二分查找 + 线性查找以找出多个匹配项。如何返回结果元组？（Python）

我写了一个搜索算法，可以在一个排好序的列表中找到一个字符串，然后再检查它两边的条目，看看有没有重复的。

import re

found = []
missing = []

def find_media(media, drive_inv):
    """
    media is a string.
    drive_inv is a list of strings.
    use binary search to find a match,
    followed by a linear seach either side
    to check for duplicates.
    append a match to the global list, found.
    else append to the global list, missing.
    """

    def linear_search_up(media, line):
        """ line is an int, to index drive_inv with. """

        try:
            if re.search(media, drive_inv[line+1], re.IGNORECASE):
                found.append(drive_inv[line+1])
                return linear_search_up(media, line+1)
            else:
                return 

        except IndexError:
            return 

    def linear_search_down(media, line):
        """ line is an int, to index drive_inv with. """
        try:
            if re.search(media, drive_inv[line-1], re.IGNORECASE):
                found.append(drive_inv[line-1])
                return linear_search_down(media, line-1)
            else:
                return 

        except IndexError:
            return 

    def binary_search(media, low, high):
        """
        low and high are ints - the boundries of the
        binary search algorithm.
        if a match is found, execute the linear seach
        function on the entries either side.
        """

        if high == low:
            if re.search(media, drive_inv[low], re.IGNORECASE):
                found.append(drive_inv[low])
                return
            else:
                missing.append(media)
                return

        mid = (low + high) / 2

        if re.search(media, drive_inv[mid], re.IGNORECASE):
            found.append(drive_inv[mid])

#           now check the entries either side
            return (
                    linear_search_up(media, mid),
                    linear_search_down(media, mid
            )

#       if the filename > media, discard the larger entries
        elif drive_inv[mid].split('/')[-1] > media:
            if low == mid:
                missing.append(media)
                return
            else:
                return binary_search(media, low, mid-1)

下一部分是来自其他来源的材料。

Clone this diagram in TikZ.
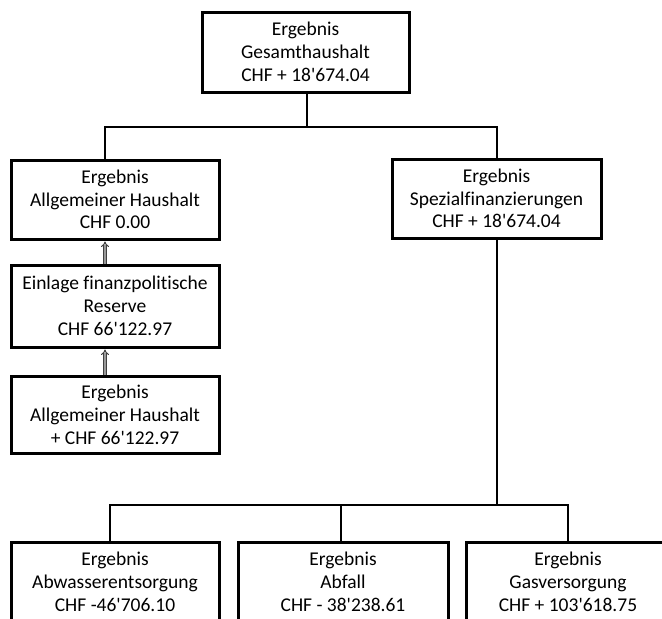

#       if the filename < media, discard the smaller entries
        else:
            return binary_search(media, mid+1, high)

    if len(drive_inv) == 0:
        return
    else:
        return binary_search(media, 0, len(drive_inv)-1)

这个算法似乎运行得不错，但有点儿麻烦，因为它把结果添加到了全局列表里。我希望它能返回一个包含所有匹配项的元组。不过，如果我把：

found.append(drive_inv[line+1])
return linear_search_up(media, line+1)

改成：

return (
        drive_inv[line+1],
        linear_search_up(media, line+1)
)

我得到的元组看起来像：

(('A001C002', ('A001C002', None)), ('A001C002', ('A001C002', ('A001C002', ('A001C002', None)))))

...这样就没什么用了。

这个算法能重新写一下，还能用递归吗？还是说我应该考虑其他方法？